Posted by feww on May 10, 2008

Just when you thought penguins fared better than polar bears!

Just when you thought the Antarctic marine life had only a few minor problems like the climate change and ozone hole to worry about, but were otherwise safe from other harms like ingesting plastic trash, or growing a “skin” rash from pesticide contamination, it has been revealed that the deadly pesticide DDT, banned in most countries more than 35 years ago, stills show up in penguins in Antarctica.

A researcher has blamed the DDT contamination on the chemical’s accumulation of the poison in melting glaciers.

“DDT, along with a lot of other of these organic contaminants, actually travel through the atmosphere … toward the polar regions by a process of evaporation and then condensation in cooler climates,” according to Heidi Geisz of the Virginia Institute of Marine Science.

The DDT contamination in the Adelie penguins was first discovered in 1964. The contamination level rose in the 1970s and has stayed stable since then, Geisz said.

Mating Adelie penguins at Cape Adare in Ross Sea, Antarctica January of 2001. This file is licensed under the Creative Commons Attribution ShareAlike license versions 2.5, 2.0, and 1.0 (Credit: Mila Zinkova)

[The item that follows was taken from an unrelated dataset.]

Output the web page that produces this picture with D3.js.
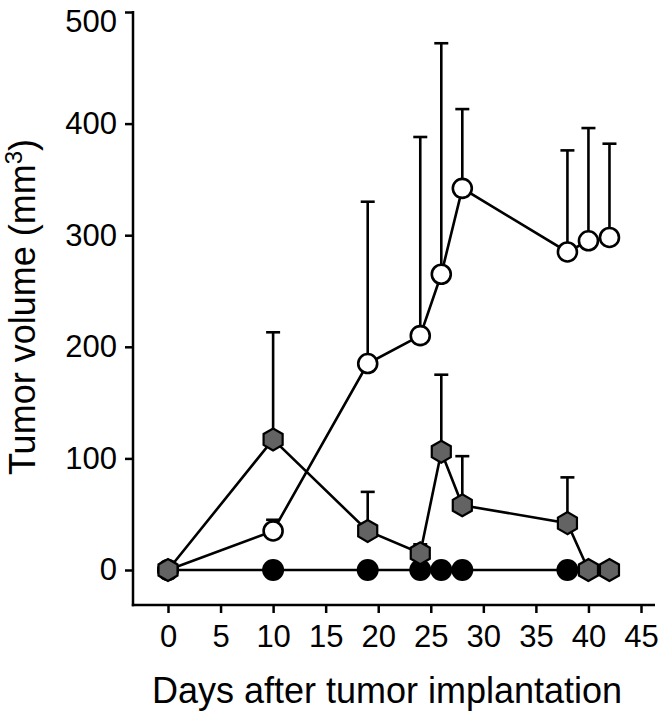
<!DOCTYPE html>
<html><head><meta charset="utf-8">
<script src="https://cdn.jsdelivr.net/npm/d3@7"></script>
<style>body{margin:0;background:#fff}svg{display:block}</style>
</head><body>
<script>
const days = [0, 10, 19, 24, 26, 28, 38, 40, 42];
const openMean = [0, 35, 185, 210, 265, 342, 285, 295, 298];
const openErr  = [0, 10, 145, 178, 207, 71, 91, 101, 84];
const grayMean = [0, 117, 35, 15, 106, 58, 42, 0, 0];
const grayErr  = [0, 96, 35, 8, 69, 44, 41, 0, 0];
const blackDays = [0, 10, 19, 24, 26, 28, 38];
const blackMean = [0, 0, 0, 0, 0, 0, 0];
const xTicks = [0, 5, 10, 15, 20, 25, 30, 35, 40, 45];
const yTicks = [0, 100, 200, 300, 400, 500];

const W = 661, H = 714;
const svg = d3.select("body").append("svg").attr("width", W).attr("height", H);
const x = d3.scaleLinear().domain([0, 45]).range([168, 641]);
const y = d3.scaleLinear().domain([0, 500]).range([570, 12]);
const axisLeftX = 133, axisBottomY = 605;
const font = "'Liberation Sans', Arial, sans-serif";

// axes
const ya = svg.append("g").attr("transform", `translate(${axisLeftX},0)`)
  .call(d3.axisLeft(y).tickValues(yTicks).tickSize(8).tickPadding(8));
const xa = svg.append("g").attr("transform", `translate(0,${axisBottomY})`)
  .call(d3.axisBottom(x).tickValues(xTicks).tickSize(8).tickPadding(12));
[ya, xa].forEach(g => {
  g.select(".domain").remove();
  g.selectAll("line").attr("stroke", "#000").attr("stroke-width", 2.5);
  g.selectAll("text").attr("font-family", font).attr("font-size", 31).attr("fill", "#000");
});
// keep the top label inside the picture
ya.selectAll(".tick").filter(d => d === 500).select("text").attr("dy", "0.62em");

svg.append("line").attr("x1", axisLeftX).attr("x2", axisLeftX).attr("y1", y(500) - 1).attr("y2", axisBottomY + 1.2)
  .attr("stroke", "#000").attr("stroke-width", 2.5);
svg.append("line").attr("x1", axisLeftX - 1.2).attr("x2", 655).attr("y1", axisBottomY).attr("y2", axisBottomY)
  .attr("stroke", "#000").attr("stroke-width", 2.5);

// titles
svg.append("text").attr("x", 387).attr("y", 703).attr("text-anchor", "middle")
  .attr("font-family", font).attr("font-size", 36).text("Days after tumor implantation");
const yt = svg.append("text").attr("transform", "translate(35,307) rotate(-90)").attr("text-anchor", "middle")
  .attr("font-family", font).attr("font-size", 36);
yt.append("tspan").text("Tumor volume (mm");
yt.append("tspan").attr("baseline-shift", "super").attr("font-size", 24).text("3");
yt.append("tspan").text(")");

const line = d3.line().x(d => x(d[0])).y(d => y(d[1]));
const lw = 2.6;

// error bars (upward only)
function errBars(means, errs) {
  const g = svg.append("g").attr("stroke", "#000").attr("stroke-width", lw);
  days.forEach((d, i) => {
    if (errs[i] <= 0) return;
    const top = y(means[i] + errs[i]);
    g.append("line").attr("x1", x(d)).attr("x2", x(d)).attr("y1", y(means[i])).attr("y2", top);
    g.append("line").attr("x1", x(d) - 7).attr("x2", x(d) + 7).attr("y1", top).attr("y2", top);
  });
}
errBars(openMean, openErr);
errBars(grayMean, grayErr);

// black series
svg.append("path").datum(blackDays.map((d, i) => [d, blackMean[i]])).attr("d", line)
  .attr("fill", "none").attr("stroke", "#000").attr("stroke-width", lw);
svg.append("g").selectAll("circle").data(blackDays).join("circle")
  .attr("cx", d => x(d)).attr("cy", (d, i) => y(blackMean[i])).attr("r", 11).attr("fill", "#000");

// open series
svg.append("path").datum(days.map((d, i) => [d, openMean[i]])).attr("d", line)
  .attr("fill", "none").attr("stroke", "#000").attr("stroke-width", lw);
svg.append("g").selectAll("circle").data(days).join("circle")
  .attr("cx", d => x(d)).attr("cy", (d, i) => y(openMean[i])).attr("r", 9.5)
  .attr("fill", "#fff").attr("stroke", "#000").attr("stroke-width", lw);

// gray hexagon series
svg.append("path").datum(days.map((d, i) => [d, grayMean[i]])).attr("d", line)
  .attr("fill", "none").attr("stroke", "#000").attr("stroke-width", lw);
const hex = r => d3.range(6).map(k => {
  const a = Math.PI / 2 + k * Math.PI / 3;
  return [r * Math.cos(a), r * Math.sin(a)];
});
const hexPath = "M" + hex(11).map(p => p.join(",")).join("L") + "Z";
svg.append("g").selectAll("path").data(days).join("path")
  .attr("d", hexPath)
  .attr("transform", (d, i) => `translate(${x(d)},${y(grayMean[i])})`)
  .attr("fill", "#636363").attr("stroke", "#000").attr("stroke-width", 2.2);
</script>
</body></html>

In 1962, Silent Spring by American biologist Rachel Carson was published. The book cataloged the environmental impacts of the indiscriminate spraying of DDT in the US and questioned the logic of releasing large amounts of chemicals into the environment without fully understanding their effects on ecology or human health. The book suggested that DDT and other pesticides may cause cancer and that their agricultural use was a threat to wildlife, particularly birds. Its publication was one of the signature events in the birth of the environmental movement. Silent Spring resulted in a large public outcry that eventually led to most uses of DDT being banned in the US in 1972. DDT was subsequently banned for agricultural use worldwide, but its limited use in disease vector control continues to this day in certain parts of the world and remains controversial. (source)

Is it possible that New Zealand is still using DDT in large quantities?